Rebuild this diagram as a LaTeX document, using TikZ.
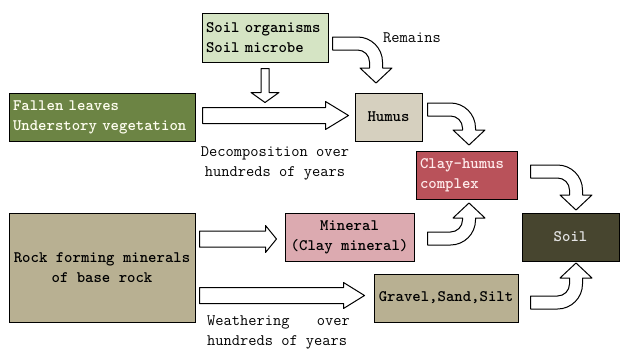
\documentclass[tikz,border=0pt]{standalone}
\usepackage{fontspec}
\usetikzlibrary{calc}

\definecolor{microbegreen}{HTML}{D5E4C4}
\definecolor{leafgreen}{HTML}{6C8444}
\definecolor{humusgrey}{HTML}{D6D0BF}
\definecolor{clayred}{HTML}{B9525A}
\definecolor{rocktan}{HTML}{B8B092}
\definecolor{mineralpink}{HTML}{DCAAB0}
\definecolor{soilbrown}{HTML}{47452F}

% bent hollow arrows, start at the left end of the shaft
\newcommand{\turndown}[3]{%
  \draw[hollow] #1 -- ++(#2,0) arc[start angle=90,end angle=0,radius=25]
    -- ++(0,-#3) -- ++(9.5,0) -- ++(-16,-15) -- ++(-16,15) -- ++(9.5,0)
    -- ++(0,#3) arc[start angle=0,end angle=90,radius=12] -- ++(-#2,0) -- cycle;}
\newcommand{\turnup}[3]{%
  \draw[hollow] #1 -- ++(#2,0) arc[start angle=-90,end angle=0,radius=25]
    -- ++(0,#3) -- ++(9.5,0) -- ++(-16,15) -- ++(-16,-15) -- ++(9.5,0)
    -- ++(0,-#3) arc[start angle=0,end angle=-90,radius=12] -- ++(-#2,0) -- cycle;}

\begin{document}
\begin{tikzpicture}[x=1pt, y=1pt,
  box/.style={draw, line width=1pt, inner sep=4pt, minimum height=48,
    font=\ttfamily\bfseries\fontsize{16}{20}\selectfont},
  note/.style={font=\ttfamily\fontsize{16}{20}\selectfont, inner sep=0pt},
  hollow/.style={draw, line width=1pt, fill=white, line join=round}]

% background
\fill[white] (0,0) rectangle (620,349);
\useasboundingbox (0,0) rectangle (620,349);

% organic side
\node[box, fill=microbegreen, text width=118, align=left] (microbe) at (265,311)
  {Soil organisms\\Soil microbe};
\node[box, fill=leafgreen, text=white!94!yellow, text width=178, align=left] (leaves) at (102,232)
  {Fallen leaves\\Understory vegetation};
\node[box, fill=humusgrey, minimum width=67] (humus) at (388.5,232) {Humus};
\node[box, fill=clayred, text=white!92!red, text width=93, align=left] (clayhumus) at (466.5,174)
  {Clay-humus\\complex};

% mineral side
\node[box, fill=rocktan, minimum width=186, minimum height=109, align=center] (rock) at (102,81.5)
  {Rock forming minerals\\of base rock};
\node[box, fill=mineralpink, minimum width=129, align=center] (mineral) at (349.5,112)
  {Mineral\\(Clay mineral)};
\node[box, fill=rocktan, minimum width=144] (gravel) at (446,51) {Gravel,Sand,Silt};
\node[box, fill=soilbrown, text=white!90!black, minimum width=97] (soil) at (570.5,112) {Soil};

% straight arrows
\draw[hollow] ($(microbe.south)+(-4,-6)$) -- ++(0,-24) -- ++(-10,0) -- ++(14,-10)
  -- ++(14,10) -- ++(-10,0) -- ++(0,24) -- cycle;
\draw[hollow] ($(leaves.east)+(7,-6.5)$) -- ++(123,0) -- ++(0,-6) -- ++(23,14)
  -- ++(-23,14) -- ++(0,-6) -- ++(-123,0) -- cycle;
\draw[hollow] ($(rock.east |- mineral.west)+(4,-10)$) -- ++(66,0) -- ++(0,-5.5) -- ++(11,13.5)
  -- ++(-11,13.5) -- ++(0,-5.5) -- ++(-66,0) -- cycle;
\draw[hollow] ($(rock.east |- gravel.west)+(4,-5.5)$) -- ++(144,0) -- ++(0,-5) -- ++(21,13)
  -- ++(-21,13) -- ++(0,-5) -- ++(-144,0) -- cycle;

% bent arrows
\turndown{($(microbe.east)+(4,1)$)}{25}{6}
\turndown{($(humus.east)+(5,14)$)}{23}{2}
\turndown{($(clayhumus.east)+(13,10)$)}{27}{5}
\turnup{($(mineral.east)+(13,-8)$)}{23}{2}
\turnup{($(gravel.east)+(12,-11)$)}{27}{6}

% labels
\node[note] (remains) at (412,311) {Remains};
\node[note, align=center] (decomp) at (275,185.5) {Decomposition over\\hundreds of years};
\node[note, align=left] (weather) at (278.5,17)
  {\makebox[8.925em][s]{Weathering\hfill over}\\hundreds of years};

\end{tikzpicture}
\end{document}
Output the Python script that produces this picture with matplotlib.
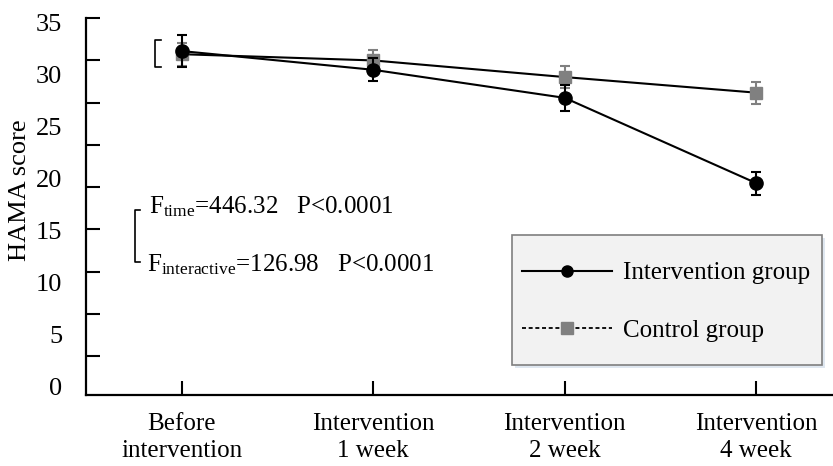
import numpy as np
import matplotlib
matplotlib.use('Agg')
import matplotlib.pyplot as plt
from matplotlib.lines import Line2D
from matplotlib.patches import Rectangle

plt.rcParams['font.family'] = 'Liberation Serif'
plt.rcParams['mathtext.fontset'] = 'custom'
plt.rcParams['mathtext.rm'] = 'Liberation Serif'
plt.rcParams['mathtext.it'] = 'Liberation Serif:italic'

# data
timepoints = ['Before\nintervention', 'Intervention\n1 week', 'Intervention\n2 week', 'Intervention\n4 week']
intervention_mean = [32.3, 30.5, 27.8, 19.6]
intervention_sd = [1.5, 1.1, 1.25, 1.1]
control_mean = [32.0, 31.4, 29.8, 28.3]
control_sd = [1.1, 1.0, 1.05, 1.05]
ytick_values = [0, 5, 10, 15, 20, 25, 30, 35]
stats_text = [r'F$_{\mathrm{time}}$=446.32   P<0.0001',
              r'F$_{\mathrm{interactive}}$=126.98   P<0.0001']
legend_labels = ['Intervention group', 'Control group']

W, H = 833, 466
fs = 18


def fx(px):
    return px / W


def fy(py):
    return 1 - py / H


fig = plt.figure(figsize=(W / 100, H / 100), dpi=100)
ax = fig.add_axes([fx(86), fy(395), fx(852) - fx(86), fy(18) - fy(395)])

x = np.arange(len(timepoints))
gray = '#808080'
ax.errorbar(x, control_mean, yerr=control_sd, color='black', lw=1.5,
            marker='s', ms=9, mfc=gray, mec=gray, ecolor=gray,
            elinewidth=1.5, capsize=3.6, capthick=1.5, zorder=2)
ax.errorbar(x, intervention_mean, yerr=intervention_sd, color='black', lw=1.5,
            marker='o', ms=9.5, mfc='black', mec='black', ecolor='black',
            elinewidth=1.5, capsize=3.6, capthick=1.5, zorder=3)

ax.set_xlim(-0.5, 3.5)
ax.set_ylim(-0.77, 35.48)
ax.set_xticks(x, timepoints)
for lab in ax.get_xticklabels():
    lab.set_linespacing(1.32)
ax.tick_params(axis='x', direction='in', length=10, width=1.5, pad=13, labelsize=fs)
ax.set_yticks(ytick_values)
ax.tick_params(axis='y', which='major', length=0, pad=17, labelsize=fs + 1)
ax.set_yticks(np.linspace(35.48, 2.98, 9), minor=True)
ax.tick_params(axis='y', which='minor', direction='in', length=10, width=1.5)
for s in ['top', 'right']:
    ax.spines[s].set_visible(False)
for s in ['left', 'bottom']:
    ax.spines[s].set_linewidth(1.6)

fig.text(fx(20), fy(190), 'HAMA score', rotation=90, ha='center', va='center', fontsize=fs + 1)

# brackets
fig.add_artist(Line2D([fx(161), fx(155), fx(155), fx(161)], [fy(40), fy(40), fy(67), fy(67)],
                      transform=fig.transFigure, color='black', lw=1.2))
fig.add_artist(Line2D([fx(140), fx(135), fx(135), fx(140)], [fy(210), fy(210), fy(262), fy(262)],
                      transform=fig.transFigure, color='black', lw=1.2))
fig.text(fx(149), fy(207), stats_text[0], va='center', fontsize=fs)
fig.text(fx(147), fy(265), stats_text[1], va='center', fontsize=fs)

# legend box
ax.add_patch(Rectangle((fx(515), fy(368)), fx(822) - fx(512), fy(235) - fy(365),
                       transform=fig.transFigure, fc='#dfe7f0', ec='none', zorder=4, clip_on=False))
ax.add_patch(Rectangle((fx(512), fy(365)), fx(822) - fx(512), fy(235) - fy(365),
                       transform=fig.transFigure, fc='#f2f2f2', ec='#7f7f7f', lw=1.2, zorder=5,
                       clip_on=False))
handles = [Line2D([], [], color='black', lw=1.5, marker='o', ms=8, mfc='black', mec='black'),
           Line2D([], [], color='black', lw=1.3, ls=(0, (2.2, 1.5)), marker='s', ms=8,
                  mfc=gray, mec=gray)]
leg = ax.legend(handles, legend_labels, loc='center left', bbox_to_anchor=(fx(522), fy(302)),
                bbox_transform=fig.transFigure, frameon=False, borderpad=0, borderaxespad=0,
                handlelength=3.6, handletextpad=0.45, labelspacing=1.4, fontsize=fs, numpoints=1)
leg.set_zorder(6)

fig.savefig('out.png', dpi=100)
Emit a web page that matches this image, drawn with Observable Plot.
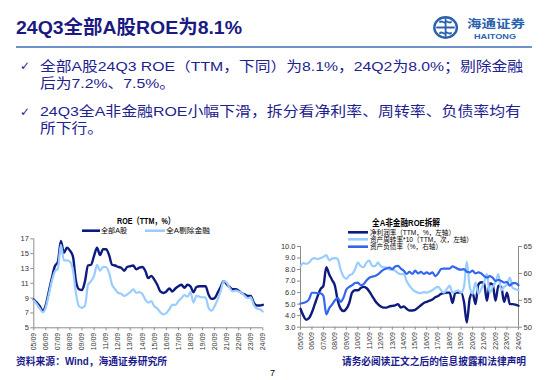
<!DOCTYPE html>
<html><head><meta charset="utf-8">
<script src="https://cdn.jsdelivr.net/npm/d3@7"></script>
<script src="https://cdn.jsdelivr.net/npm/@observablehq/plot@0.6"></script>
<style>
html,body{margin:0;padding:0;background:#fff;}
#page{position:relative;width:550px;height:380px;overflow:hidden;background:#fff;}
#c1{position:absolute;left:0;top:232px;}
#c2{position:absolute;left:280px;top:240px;}
#overlay{position:absolute;left:0;top:0;}
</style></head><body>
<div id="page">
<div id="c1"></div>
<div id="c2"></div>
<svg id="overlay" width="550" height="380"></svg>
</div>
<script>
// ---------- data ----------
const xTickLabels = ["05/09","06/09","07/09","08/09","09/09","10/09","11/09","12/09","13/09","14/09",
  "15/09","16/09","17/09","18/09","19/09","20/09","21/09","22/09","23/09","24/09"];

const roeAllA = [8.8,8.4,7.9,7.3,8.1,9.9,11.7,13.3,13.9,16.7,
  15.1,15.8,15.4,14.6,11.3,10.2,10.1,11.3,13.4,13.5,
  14.7,15.8,14.8,15.6,15.6,14.8,13.5,13.4,13.2,13.1,
  12.7,13.2,13.3,13.4,12.9,13.1,13.2,12.7,11.7,12.0,
  11.5,10.8,9.9,9.7,9.9,10.3,9.9,10.3,10.6,10.8,
  10.4,10.8,10.6,9.8,10.5,10.6,10.6,10.6,9.5,8.9,
  9.0,9.7,10.5,11.3,10.9,10.5,10.2,10.2,10.0,9.7,
  9.5,9.3,9.3,8.4,8.0,8.0,8.1];
const roeExFin = [8.7,8.2,7.6,7.1,7.8,9.5,11.3,12.6,13.0,16.2,
  14.1,14.1,13.9,12.8,9.7,7.9,7.7,8.0,10.8,11.3,
  12.0,13.5,12.7,13.2,13.2,12.4,10.8,10.2,9.7,9.6,
  9.3,9.5,9.8,10.2,9.7,9.8,9.6,8.8,8.4,8.6,
  7.9,7.6,7.1,6.8,7.0,7.5,8.1,8.1,8.6,9.0,
  9.4,9.2,9.8,8.4,9.3,9.2,9.1,9.1,7.7,7.3,
  7.9,8.8,9.9,11.3,11.1,10.4,9.9,10.0,9.9,9.7,
  9.3,9.0,9.1,8.1,7.6,7.5,7.2];

const netMargin = [4.6,4.0,3.65,3.8,4.3,5.0,5.7,6.3,6.6,8.2,
  7.6,7.1,6.6,5.3,4.6,4.4,4.6,5.1,6.0,6.2,
  6.2,6.4,6.5,6.4,6.1,5.7,5.3,5.0,4.8,4.7,
  4.7,4.8,4.85,4.9,5.0,4.7,4.8,4.6,4.45,4.45,
  4.5,4.7,4.9,5.1,5.2,5.3,5.4,5.6,5.7,5.9,
  5.95,6.0,6.0,5.1,6.0,6.0,6.0,5.2,3.4,5.5,
  6.0,5.0,6.7,6.9,6.8,5.3,6.8,6.7,5.3,6.6,
  6.5,5.2,6.0,5.0,5.0,4.95,4.86];
const assetTurnover10 = [8.3,8.55,8.5,8.6,8.9,9.0,8.9,9.0,9.1,9.25,
  8.8,8.95,9.0,8.9,8.0,7.4,7.2,7.5,7.6,8.0,
  8.6,8.3,8.2,8.6,8.8,8.3,8.3,8.6,8.3,8.2,
  8.2,8.0,8.0,7.9,7.7,7.6,7.6,7.0,6.6,6.3,
  6.1,6.0,5.95,6.05,6.0,6.1,6.2,6.4,6.5,6.2,
  6.0,6.3,6.6,6.0,6.1,6.2,6.0,6.5,8.7,6.5,
  5.9,6.9,5.9,6.3,6.9,7.6,6.0,6.5,6.9,7.6,
  6.2,6.5,6.7,7.3,6.4,6.3,6.2];
const debtRatio = [54.4,54.5,54.7,55.2,56.4,56.4,56.3,56.3,55.8,52.4,
  53.5,54.2,55.0,55.4,54.7,55.5,57.0,57.5,57.8,58.2,
  58.3,57.8,58.0,58.7,59.2,59.4,59.5,59.8,60.3,60.7,
  60.9,61.1,60.8,61.3,61.4,60.9,60.5,59.9,60.3,59.9,
  60.5,60.0,60.3,59.9,60.2,59.9,60.2,59.5,60.0,60.8,
  60.9,60.9,60.9,61.3,61.1,60.8,60.7,60.8,60.3,60.2,
  60.5,60.0,60.2,60.0,59.5,59.2,59.5,59.2,58.6,58.8,
  58.6,58.3,58.4,57.7,58.2,58.2,57.8];

const roeTicks = [5,7,9,11,13,15,17];
const leftTicks = [3,4,5,6,7,8,9,10];
const rightTicks = [50,55,60,65];

// ---------- helpers ----------
const FONT = '"Liberation Sans", Arial, "Noto Sans CJK SC", sans-serif';
const NAVY = "#0d1a7e";
const LIGHT = "#99ccff";
const MID = "#3366ee";
const AXIS = "#8c8c8c";

const parseLabel = s => new Date(Date.UTC(2000 + +s.slice(0,2), +s.slice(3) - 1, 1));
const start = parseLabel(xTickLabels[0]);
const dates = roeAllA.map((_, i) => new Date(Date.UTC(start.getUTCFullYear(), start.getUTCMonth() + 3 * i, 1)));
const tickDates = xTickLabels.map(parseLabel);
const fmt = d3.utcFormat("%y/%m");

const rows1 = dates.map((d, i) => ({date: d, all: roeAllA[i], ex: roeExFin[i]}));
const rows2 = dates.map((d, i) => ({date: d, nm: netMargin[i], at: assetTurnover10[i], dr: debtRatio[i]}));

// ---------- chart 1 ----------
const chart1 = Plot.plot({
  width: 275, height: 120,
  marginLeft: 33.3, marginRight: 12.7, marginTop: 6.3, marginBottom: 24.7,
  style: {fontFamily: FONT, fontSize: "7.5px", color: "#333", background: "transparent", overflow: "visible"},
  x: {type: "utc", domain: [dates[0], dates[dates.length - 1]]},
  y: {domain: [5, 17]},
  marks: [
    Plot.axisY({ticks: roeTicks, tickSize: 3, tickPadding: 2, stroke: AXIS, label: null, fontSize: 7.5}),
    Plot.axisX({ticks: tickDates, tickFormat: fmt, tickRotate: -90, tickSize: 3, tickPadding: 2, stroke: AXIS, label: null, fontSize: 7}),
    Plot.ruleX([dates[0]], {stroke: AXIS}),
    Plot.ruleY([5], {stroke: AXIS}),
    Plot.line(rows1, {x: "date", y: "all", stroke: NAVY, strokeWidth: 2.4, curve: "monotone-x"}),
    Plot.line(rows1, {x: "date", y: "ex", stroke: LIGHT, strokeWidth: 2.2, curve: "monotone-x"})
  ]
});
document.getElementById("c1").append(chart1);

// ---------- chart 2 ----------
const L0 = leftTicks[0], L1 = leftTicks[leftTicks.length - 1];
const R0 = rightTicks[0], R1 = rightTicks[rightTicks.length - 1];
const toLeft = v => L0 + (v - R0) * (L1 - L0) / (R1 - R0);
const toRight = v => R0 + (v - L0) * (R1 - R0) / (L1 - L0);

const chart2 = Plot.plot({
  width: 260, height: 112,
  marginLeft: 20, marginRight: 22, marginTop: 6, marginBottom: 25.3,
  style: {fontFamily: FONT, fontSize: "7.5px", color: "#333", background: "transparent", overflow: "visible"},
  x: {type: "utc", domain: [dates[0], dates[dates.length - 1]]},
  y: {domain: [L0, L1]},
  marks: [
    Plot.axisY({ticks: leftTicks, tickSize: 3, tickPadding: 2, stroke: AXIS, label: null, fontSize: 7.5}),
    Plot.axisY({anchor: "right", ticks: rightTicks.map(toLeft), tickFormat: d => String(Math.round(toRight(d))), tickSize: 3, tickPadding: 2, stroke: AXIS, label: null, fontSize: 7.5}),
    Plot.axisX({ticks: tickDates, tickFormat: fmt, tickRotate: -90, tickSize: 3, tickPadding: 2, stroke: AXIS, label: null, fontSize: 7}),
    Plot.ruleX([dates[0], dates[dates.length - 1]], {stroke: AXIS}),
    Plot.ruleY([L0], {stroke: AXIS}),
    Plot.line(rows2, {x: "date", y: "nm", stroke: NAVY, strokeWidth: 2.4, curve: "monotone-x"}),
    Plot.line(rows2, {x: "date", y: "at", stroke: LIGHT, strokeWidth: 2.2, curve: "monotone-x"}),
    Plot.line(rows2, {x: "date", y: d => toLeft(d.dr), stroke: MID, strokeWidth: 2.2, curve: "monotone-x"})
  ]
});
document.getElementById("c2").append(chart2);

// ---------- slide overlay: title, text, legends, footer ----------
const svg = d3.select("#overlay");
function addText(o) {
  const t = svg.append("text")
    .attr("x", o.x).attr("y", o.y)
    .attr("font-family", o.family || FONT)
    .attr("font-size", o.size)
    .attr("font-weight", o.weight || "normal")
    .attr("fill", o.fill || "#000")
    .attr("text-anchor", o.anchor || "start")
    .text(o.s);
  const natural = t.node().getComputedTextLength();
  let len = o.len;
  if (!len && o.k) len = natural * o.k;
  if (len) t.attr("textLength", len).attr("lengthAdjust", "spacingAndGlyphs");
  return {t, natural};
}
function addLine(x1, x2, y, color, w) {
  svg.append("line").attr("x1", x1).attr("x2", x2).attr("y1", y).attr("y2", y)
    .attr("stroke", color).attr("stroke-width", w);
}

const TITLE_C = "#1a1a82";
const TEXT_C = "#1e2290";
const LOGO_C = "#2b62ad";

addText({x: 16, y: 34.3, s: "24Q3全部A股ROE为8.1%", size: 19, weight: "bold", fill: TITLE_C, len: 226});
addLine(16, 532, 47, "#6d93c8", 2.2);

// logo
svg.append("ellipse").attr("cx", 445.6).attr("cy", 27.5).attr("rx", 11.3).attr("ry", 10.2)
  .attr("fill", "none").attr("stroke", LOGO_C).attr("stroke-width", 2.4);
const lg = svg.append("g").attr("fill", "none").attr("stroke", LOGO_C).attr("stroke-width", 1.8).attr("stroke-linecap", "round");
lg.append("path").attr("d", "M445.6,19 L445.6,36");
lg.append("path").attr("d", "M437,27.5 L454,27.5");
lg.append("path").attr("d", "M440,22 C442,20 444,24 445.6,22 C447,20 449,24 451,22");
lg.append("path").attr("d", "M440,33 C442,31 444,35 445.6,33 C447,31 449,35 451,33");
addText({x: 467, y: 27.8, s: "海通证券", size: 11.5, weight: "bold", fill: LOGO_C, len: 58, family: '"Noto Sans CJK SC", sans-serif'});
addText({x: 474, y: 39, s: "HAITONG", size: 7, weight: "bold", fill: LOGO_C, len: 42});

// bullets
addText({x: 20, y: 70, s: "✓", size: 12, fill: TEXT_C, family: '"DejaVu Sans", sans-serif'});
addText({x: 20, y: 116, s: "✓", size: 12, fill: TEXT_C, family: '"DejaVu Sans", sans-serif'});
const b1 = addText({x: 40, y: 70.7, s: "全部A股24Q3 ROE（TTM，下同）为8.1%，24Q2为8.0%；剔除金融", size: 13.5, fill: TEXT_C, len: 483});
const k = 483 / b1.natural;
addText({x: 40, y: 87.7, s: "后为7.2%、7.5%。", size: 13.5, fill: TEXT_C, k});
addText({x: 40, y: 116, s: "24Q3全A非金融ROE小幅下滑，拆分看净利率、周转率、负债率均有", size: 13.5, fill: TEXT_C, len: 481});
addText({x: 40, y: 133, s: "所下行。", size: 13.5, fill: TEXT_C, k});

// chart 1 title + legend
addText({x: 117, y: 224, s: "ROE（TTM，%）", size: 9, weight: "bold", fill: "#000", len: 58});
addLine(82, 100, 230.7, NAVY, 2.6);
addText({x: 101, y: 233.3, s: "全部A股", size: 7, fill: "#000", len: 26});
addLine(145, 165, 230.7, LIGHT, 2.6);
addText({x: 166, y: 233.3, s: "全A剔除金融", size: 7, fill: "#000", len: 44});

// chart 2 title + legend
addText({x: 372, y: 225.5, s: "全A非金融ROE拆解", size: 9, weight: "bold", fill: "#000", len: 68});
addLine(348, 368, 232.3, NAVY, 2.6);
addText({x: 370, y: 234.8, s: "净利润率（TTM，%，左轴）", size: 7, fill: "#000", len: 85});
addLine(348, 368, 239.3, LIGHT, 2.6);
addText({x: 370, y: 241.8, s: "资产周转率*10（TTM，次，左轴）", size: 7, fill: "#000", len: 103});
addLine(348, 368, 246.7, MID, 2.6);
addText({x: 370, y: 249.2, s: "资产负债率（%，右轴）", size: 7, fill: "#000", len: 72});

// footer
addText({x: 16, y: 365, s: "资料来源：Wind，海通证券研究所", size: 10, weight: "bold", fill: "#1a1a8c", len: 151});
addText({x: 342, y: 365, s: "请务必阅读正文之后的信息披露和法律声明", size: 10, weight: "bold", fill: "#1a1a8c", len: 184});
addText({x: 272.5, y: 375.5, s: "7", size: 9, fill: "#000", anchor: "middle"});
</script>
</body></html>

» **Given problem**:
Extract every line containing the string "that" from the material.

» **Response to the exercise**:
Output the Python script that produces this picture with matplotlib.
Emit a web page that matches this image, drawn with Observable Plot.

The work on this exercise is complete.